I’m not much for believing in religion. The idea of spirits floating around us used to be something I would listen to others describe, but inwardly cringe about hoping they wouldn’t ask me. Two events have made me think twice about that steadfast notion. One of which still makes me at times doubt my belief, the other just something that I hope I am completely proven wrong about sometime in the future.
Years ago I lived in Boca Raton, Florida. For those who think it is a great place to retire, maybe? But when you are 25 years old and looking to teach, it’s was a complete culture shock from having grown up where there are actual seasons not just variations on humidity. The flu was being passed around the building by the staff and students alike. Fortunately I had some sick time to take, I didn’t spend the entire time coughing between teaching students how to graph a cost curve.

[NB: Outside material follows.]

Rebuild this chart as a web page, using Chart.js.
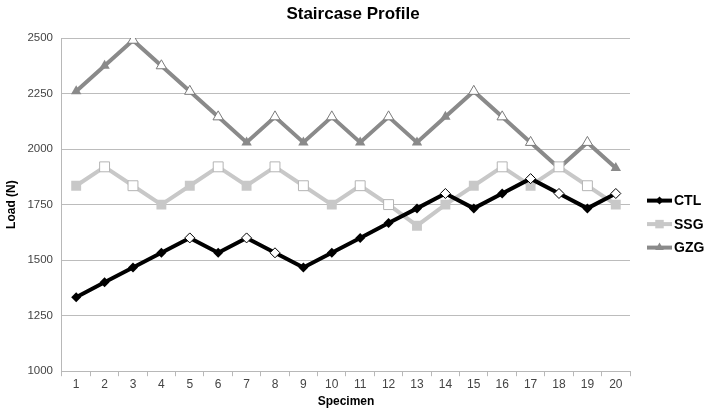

One of those nights, the fever was pretty bad. The shaking, the crawling up the stairs to the bedroom when I probably should have just stayed on the couch. Sweating out more water than I did when running in the August heat. I remember the dream in fragments. It was more a nightmare, but I could swear someone had grabbed a hold of my foot and shaken it until I opened my eyes. It completely freaked me out and in some respects still does. I lived alone, there was no animal jumping up and down hoping for attention; just me and the flu bug. But at the same time I felt completely safe. It wasn’t some worry about another person in the house, just curiosity about who woke me up. Maybe my foot hit hit the edge of the bed, simple enough. But maybe there was something more to it?
I’ve held onto the theory it was the spirit/ghost of a friend who was watching over me. It hadn’t been the first time she had entered my dream state, but the first time we “interacted” in any way.
The second is something more recent. A fellow traveler in this journey dealing with grief told me she had hopes that her daughter was holding mine, waiting for either of us to eventually join them. It came on a day when I needed to hear something like that. It just showed up in my email.
I know I believe in the idea that people carry on through memories shared, but I have a part of me that hopes they carry on in some other way as well.